We discussed this in detail last week so I will not belabour it more than to reiterate that those who lack the experience of working at a business seldom have the prudence to manage one.

‘Unteachability’
I am not talking about the medical condition of inability to learn; rather this is the unwillingness to learn. I take this to be the most damaging trait of all in an entrepreneur. Everybody can do almost everything but not everybody can do everything well, until they learn. A toddler can feed himself and should be allowed to, but if he is not taught how to do it properly the floor will be littered with rice and more grains stuck to his face.





Just about anybody can stick the key in the ignition and move a car but those who fail to learn how to drive are those who, as my sister would say, drive around with an invisible L-plate; the L in this case stands for lunatic though and not learner.
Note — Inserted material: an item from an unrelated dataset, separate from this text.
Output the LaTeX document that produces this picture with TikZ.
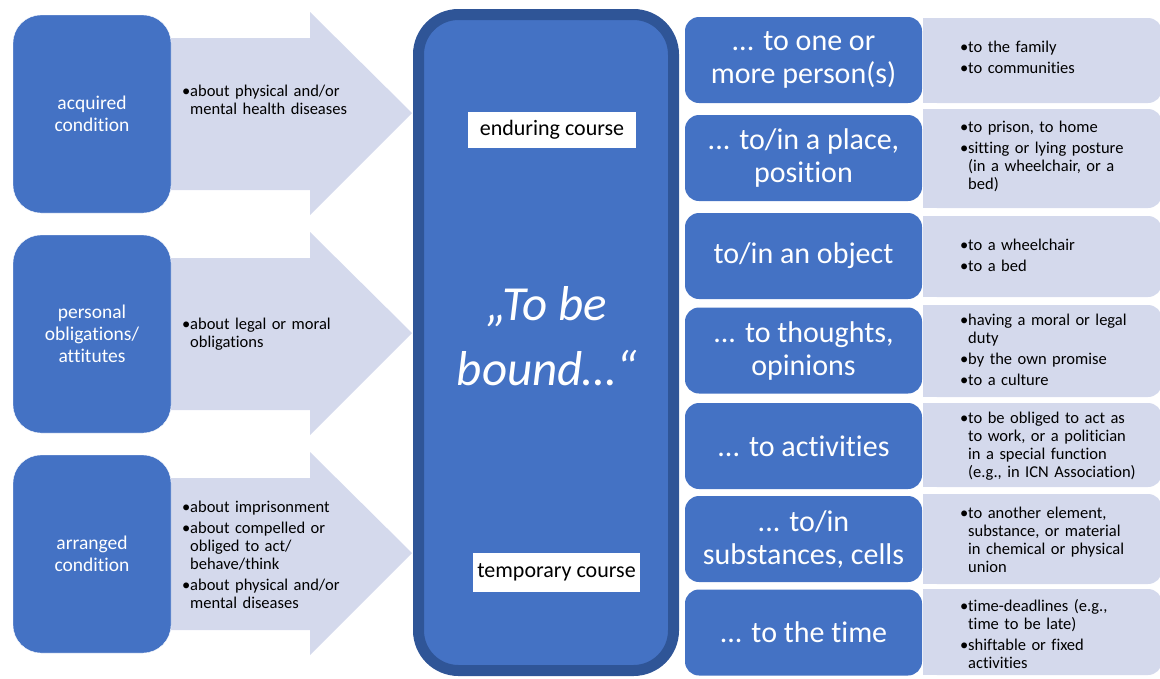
\documentclass[tikz,border=0pt]{standalone}
\usepackage{fontspec}
\setmainfont{Carlito}[Ligatures={TeX,NoCommon}]
\definecolor{accent}{RGB}{68,114,196}
\definecolor{accentdark}{RGB}{47,85,151}
\definecolor{tint}{RGB}{212,217,236}
\newcommand{\bul}[1]{\par\parskip=3pt\hangindent=8pt\hangafter=1\noindent\makebox[8pt][l]{\textbullet}#1\par}
\newcommand{\blockarrow}[1]{%
	\fill[tint] (171,#1-75) -- (310,#1-75) -- (310,#1-101) -- (412,#1)
		-- (310,#1+102) -- (310,#1+77) -- (171,#1+77) -- cycle;}

\begin{document}
\begin{tikzpicture}[x=1pt,y=-1pt]
	% `cause' is used for the three blue boxes on the left.
	% `bond' and `detail' are the two columns on the right.
	\tikzstyle{cause} = [fill=accent,draw=white,text=white,rounded corners=28pt,minimum width=158pt,minimum height=198pt,align=center,font=\fontsize{19.5}{22}\selectfont]
	\tikzstyle{bullets} = [anchor=west,text width=210pt,align=left,inner sep=0pt,font=\fontsize{16.5}{18}\selectfont]
	\tikzstyle{core} = [fill=accent,draw=accentdark,line width=11pt,rounded corners=40pt,minimum width=255pt,minimum height=656pt]
	\tikzstyle{coretext} = [text=white,align=center,font=\fontsize{49}{65}\selectfont\itshape]
	\tikzstyle{course} = [fill=white,minimum width=168pt,minimum height=36pt,font=\fontsize{22}{24}\selectfont]
	\tikzstyle{bond} = [fill=accent,text=white,rounded corners=14pt,minimum width=237pt,minimum height=86pt,align=center,font=\fontsize{30}{33}\selectfont]
	\tikzstyle{detail} = [fill=tint,rounded corners=14pt,minimum width=239pt]
	%
	\useasboundingbox (0,0) rectangle (1160,678);
	% Arrows behind the left boxes.
	\blockarrow{113}
	\blockarrow{333}
	\blockarrow{553}
	\node[cause] (acquired) at (92,114) {acquired\\condition};
	\node[cause] (personal) at (92,334) {personal\\obligations/\\attitutes};
	\node[cause] (arranged) at (92,554) {arranged\\condition};
	\node[bullets] (acquiredex) at (182,95) {\bul{about physical and/or\newline mental health diseases}};
	\node[bullets] (personalex) at (182,329) {\bul{about legal or moral\newline obligations}};
	\node[bullets] (arrangedex) at (182,550.5) {\bul{about imprisonment}\bul{about compelled or\newline obliged to act/\newline behave/think}\bul{about physical and/or\newline mental diseases}};
	% Central box.
	\node[core] (bound) at (546,342.5) {};
	\node[coretext] (boundtext) at (547,336) {„To be\\bound…“};
	\node[course] (enduring) at (552,130) {enduring course};
	\node[course,minimum width=167pt,minimum height=39pt] (temporary) at (556.5,572.5) {temporary course};
	% Right columns.
	\node[bond] (person) at (803.5,60) {... to one or\\more person(s)};
	\node[detail,minimum height=85pt] (personex) at (1042.5,60.5) {};
	\node[bond] (place) at (803.5,158) {... to/in a place,\\position};
	\node[detail,minimum height=99pt] (placeex) at (1042.5,158.5) {};
	\node[bond] (object) at (803.5,256) {to/in an object};
	\node[detail,minimum height=81pt] (objectex) at (1042.5,256.5) {};
	\node[bond] (thought) at (803.5,350.5) {... to thoughts,\\opinions};
	\node[detail,minimum height=92pt] (thoughtex) at (1042.5,351) {};
	\node[bond] (activity) at (803.5,446) {... to activities};
	\node[detail,minimum height=84pt] (activityex) at (1042.5,445) {};
	\node[bond] (substance) at (803.5,539) {... to/in\\substances, cells};
	\node[detail,minimum height=90pt] (substanceex) at (1042.5,539) {};
	\node[bond] (time) at (803.5,632.5) {... to the time};
	\node[detail,minimum height=86pt] (timeex) at (1042.5,632) {};
	% Square left corners of the tinted boxes.
	\fill[tint] (personex.north west) rectangle ([xshift=20pt]personex.south west);
	\fill[tint] (placeex.north west) rectangle ([xshift=20pt]placeex.south west);
	\fill[tint] (objectex.north west) rectangle ([xshift=20pt]objectex.south west);
	\fill[tint] (thoughtex.north west) rectangle ([xshift=20pt]thoughtex.south west);
	\fill[tint] (activityex.north west) rectangle ([xshift=20pt]activityex.south west);
	\fill[tint] (substanceex.north west) rectangle ([xshift=20pt]substanceex.south west);
	\fill[tint] (timeex.north west) rectangle ([xshift=20pt]timeex.south west);
	\node[bullets] (persontext) at (960,52.5) {\bul{to the family}\bul{to communities}};
	\node[bullets] (placetext) at (960,151.5) {\bul{to prison, to home}\bul{sitting or lying posture\newline (in a wheelchair, or a\newline bed)}};
	\node[bullets] (objecttext) at (960,250.5) {\bul{to a wheelchair}\bul{to a bed}};
	\node[bullets] (thoughttext) at (960,345.5) {\bul{having a moral or legal\newline duty}\bul{by the own promise}\bul{to a culture}};
	\node[bullets] (activitytext) at (960,441) {\bul{to be obliged to act as\newline to work, or a politician\newline in a special function\newline (e.g., in ICN Association)}};
	\node[bullets] (substancetext) at (960,535) {\bul{to another element,\newline substance, or material\newline in chemical or physical\newline union}};
	\node[bullets] (timetext) at (960,629.5) {\bul{time-deadlines (e.g.,\newline time to be late)}\bul{shiftable or fixed\newline activities}};
\end{tikzpicture}
\end{document}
Sponsors don’t expect you to be born with all the skills you need or to have gained all the knowledge to become a successful entrepreneur, but they want you to still have the ability to learn something new. Being teachable demonstrates humility in admitting that we do not know everything, it further reveals an appreciation for the input of others – an essential ingredient for team building.
You are as current as the last book you read or seminar you attended on your business. The half-life of new discoveries in most businesses today is getting ever shortened with fresh facebook posts, tweets and Youtube uploads. If you don’t ‘update’ you would be like the car salesman whose client was schooling on the specifications of the cars he was selling.
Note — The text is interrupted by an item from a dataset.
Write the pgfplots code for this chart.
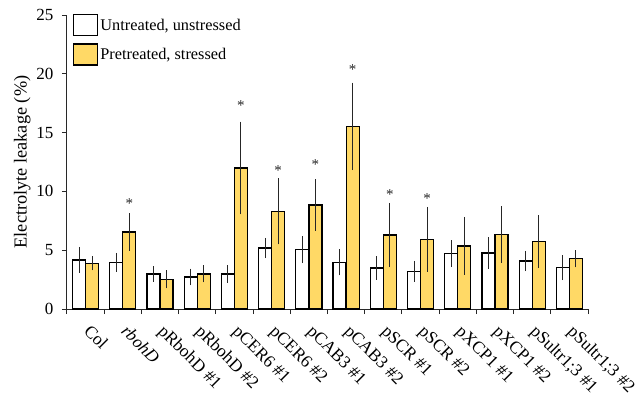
\documentclass[border=0pt]{standalone}
\usepackage{pgfplots}
\pgfplotsset{compat=1.18}
\usepackage{fontspec}
\setmainfont{Liberation Serif}
\definecolor{baryel}{RGB}{255,217,102}
\definecolor{axgray}{RGB}{40,40,40}
\begin{document}
\begin{tikzpicture}
\path[use as bounding box] (-67pt,-91pt) rectangle (573pt,309pt);
\begin{axis}[
  at={(0pt,0pt)}, anchor=south west,
  scale only axis,
  width=521pt, height=294pt,
  xmin=-0.5, xmax=13.5,
  ymin=0, ymax=25,
  ytick={0,5,10,15,20,25},
  axis lines*=left,
  axis line style={axgray, line width=1pt},
  tick align=outside,
  tick style={axgray, line width=1pt},
  major tick length=5pt,
  minor tick length=5pt,
  xtick={0,...,13},
  xticklabels={Col,\textit{rbohD},pRbohD \#1,pRbohD \#2,pCER6 \#1,pCER6 \#2,pCAB3 \#1,pCAB3 \#2,pSCR \#1,pSCR \#2,pXCP1 \#1,pXCP1 \#2,pSultr1;3 \#1,pSultr1;3 \#2},
  x tick style={draw=none},
  minor xtick={-0.5,0.5,...,13.5},
  minor x tick style={draw=axgray, line width=1pt},
  xticklabel style={rotate=-45, anchor=base west, font=\fontsize{17.5}{20}\selectfont, inner sep=0pt, xshift=10.8pt, yshift=-14.6pt},
  yticklabel style={font=\fontsize{17}{20}\selectfont, xshift=-5pt},
  /pgf/number format/assume math mode=true,
  ylabel={Electrolyte leakage (\%)},
  ylabel style={font=\fontsize{18.3}{21}\selectfont, yshift=-1pt},
  legend style={draw=none, fill=none, at={(rel axis cs:0,1)}, anchor=north west,
    xshift=6pt, yshift=1pt, font=\fontsize{16.3}{19}\selectfont, row sep=7pt, inner sep=0pt,
    cells={anchor=west}},
  legend image code/.code={\draw[#1, line width=1.2pt] (0pt,-10.5pt) rectangle (24pt,10.5pt);},
  error bars/y dir=both,
  error bars/y explicit,
  error bars/error bar style={line width=1pt, black!85},
  error bars/error mark options={mark size=3pt, line width=1pt, black!85},
]
\addplot[ybar, bar width=13pt, bar shift=0pt, fill=white, draw=black, line width=1.2pt]
coordinates {
(-0.175,4.17) +- (0,0.85)
(0.825,3.97) +- (0,0.55)
(1.825,2.98) +- (0,0.40)
(2.825,2.72) +- (0,0.45)
(3.825,2.98) +- (0,0.50)
(4.825,5.19) +- (0,0.60)
(5.825,5.04) +- (0,0.88)
(6.825,3.97) +- (0,0.85)
(7.825,3.49) +- (0,0.76)
(8.825,3.20) +- (0,0.63)
(9.825,4.70) +- (0,0.88)
(10.825,4.76) +- (0,1.10)
(11.825,4.08) +- (0,0.60)
(12.825,3.51) +- (0,0.79)
};
\addlegendentry{Untreated, unstressed}
\addplot[ybar, bar width=13pt, bar shift=0pt, fill=baryel, draw=black, line width=1.2pt]
coordinates {
(0.175,3.90) +- (0,0.35)
(1.175,6.55) +- (0,1.35)
(2.175,2.52) +- (0,0.50)
(3.175,2.98) +- (0,0.47)
(4.175,11.99) +- (0,3.68)
(5.175,8.30) +- (0,2.55)
(6.175,8.84) +- (0,1.93)
(7.175,15.53) +- (0,3.47)
(8.175,6.29) +- (0,2.47)
(9.175,5.92) +- (0,2.50)
(10.175,5.36) +- (0,2.21)
(11.175,6.34) +- (0,2.16)
(12.175,5.72) +- (0,1.98)
(13.175,4.28) +- (0,0.48)
};
\addlegendentry{Pretreated, stressed}
\addplot[only marks, mark=none, forget plot,
  nodes near coords={*},
  nodes near coords style={anchor=center, inner sep=0pt, font=\fontsize{15}{17}\selectfont, black!85}]
coordinates {
(1.175,9.0)
(4.175,17.26)
(5.175,11.73)
(6.175,12.24)
(7.175,20.4)
(8.175,9.7)
(9.175,9.35)
};
\end{axis}
\end{tikzpicture}
\end{document}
Honestly, when last did you learn something new? During the past few days, I learnt the meaning of the word ‘splurge’, I learnt that even though social media was designed to connect people it is doing a lot more to divide them  and I also learnt that the manufacturing landscape is rapidly changing with the explosion of 3-D printers (imagine making synthetic cell phone cases of up to 16 colours in your bedroom with a N200,000.00 3-D printer!).
Are you open-minded enough to at least see things from a new perspective? They say we begin to die, the day we stop learning. Even if that sounds dramatic, I can assure you that your business dreams begin to die the day you lose your ability to learn. Don’t be a dinosaur; don’t go extinct.
Have a splendid weekend learning something new.